# WRITTEN EXERCISE
Restate each line of the listing exactly, without carrying over any pictures.

### SOURCE EXCERPT ###

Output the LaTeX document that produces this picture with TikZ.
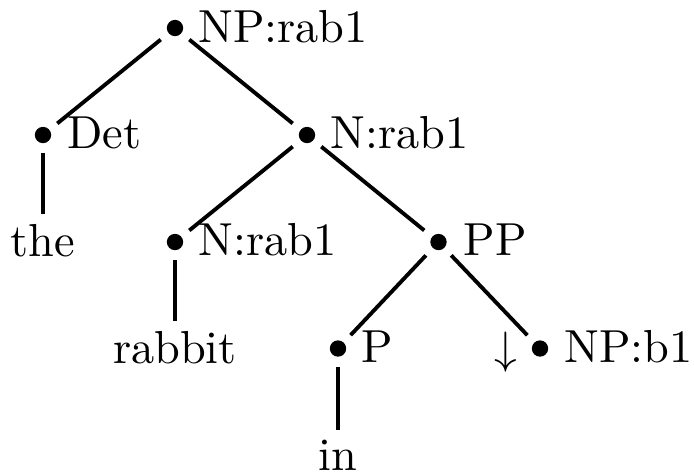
\documentclass[tikz,border=0pt]{standalone}
\begin{document}
\begin{tikzpicture}[x=0.2203pt,y=-0.2203pt,
  every node/.style={font=\fontsize{10.2}{12}\selectfont},
  dot/.style={circle, fill=black, inner sep=0pt, minimum size=3.6pt, outer sep=2.25pt},
  lab/.style={anchor=base west, inner sep=0pt},
  leaf/.style={anchor=base, inner sep=2.0pt},
  edge/.style={line width=0.85pt}]
\useasboundingbox (0,0) rectangle (694,473);
\node[dot] (np) at (175,28) {};
\node[lab] (npl) at (197.5,42) {NP:rab1};
\node[dot] (det) at (43,135) {};
\node[lab] (detl) at (66.5,148) {Det};
\node[dot] (n2) at (307,135) {};
\node[lab] (n2l) at (330,148) {N:rab1};
\node[leaf] (the) at (43,256.5) {the};
\node[dot] (n3) at (175,242) {};
\node[lab] (n3l) at (198,255) {N:rab1};
\node[dot] (pp) at (438.5,242) {};
\node[lab] (ppl) at (463,255) {PP};
\node[leaf] (rabbit) at (175,363) {rabbit};
\node[dot] (p) at (338,348.5) {};
\node[lab] (pl) at (361,362.5) {P};
\node[anchor=base, inner sep=0pt] (arr) at (506,363) {$\downarrow$};
\node[dot] (npb) at (540,348.5) {};
\node[lab] (npbl) at (563.5,362.5) {NP:b1};
\node[leaf] (in) at (338,470) {in};
\draw[edge] (np) -- (det);
\draw[edge] (np) -- (n2);
\draw[edge] (det) -- (the);
\draw[edge] (n2) -- (n3);
\draw[edge] (n2) -- (pp);
\draw[edge] (n3) -- (rabbit);
\draw[edge] (pp) -- (p);
\draw[edge] (pp) -- (npb);
\draw[edge] (p) -- (in);
\end{tikzpicture}
\end{document}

###

# WORKED SOLUTION
Output the LaTeX document that produces this picture with TikZ.
\documentclass[tikz,border=0pt]{standalone}
\begin{document}
\begin{tikzpicture}[x=0.2203pt,y=-0.2203pt,
  every node/.style={font=\fontsize{10.2}{12}\selectfont},
  dot/.style={circle, fill=black, inner sep=0pt, minimum size=3.6pt, outer sep=2.25pt},
  lab/.style={anchor=base west, inner sep=0pt},
  leaf/.style={anchor=base, inner sep=2.0pt},
  edge/.style={line width=0.85pt}]
\useasboundingbox (0,0) rectangle (694,473);
\node[dot] (np) at (175,28) {};
\node[lab] (npl) at (197.5,42) {NP:rab1};
\node[dot] (det) at (43,135) {};
\node[lab] (detl) at (66.5,148) {Det};
\node[dot] (n2) at (307,135) {};
\node[lab] (n2l) at (330,148) {N:rab1};
\node[leaf] (the) at (43,256.5) {the};
\node[dot] (n3) at (175,242) {};
\node[lab] (n3l) at (198,255) {N:rab1};
\node[dot] (pp) at (438.5,242) {};
\node[lab] (ppl) at (463,255) {PP};
\node[leaf] (rabbit) at (175,363) {rabbit};
\node[dot] (p) at (338,348.5) {};
\node[lab] (pl) at (361,362.5) {P};
\node[anchor=base, inner sep=0pt] (arr) at (506,363) {$\downarrow$};
\node[dot] (npb) at (540,348.5) {};
\node[lab] (npbl) at (563.5,362.5) {NP:b1};
\node[leaf] (in) at (338,470) {in};
\draw[edge] (np) -- (det);
\draw[edge] (np) -- (n2);
\draw[edge] (det) -- (the);
\draw[edge] (n2) -- (n3);
\draw[edge] (n2) -- (pp);
\draw[edge] (n3) -- (rabbit);
\draw[edge] (pp) -- (p);
\draw[edge] (pp) -- (npb);
\draw[edge] (p) -- (in);
\end{tikzpicture}
\end{document}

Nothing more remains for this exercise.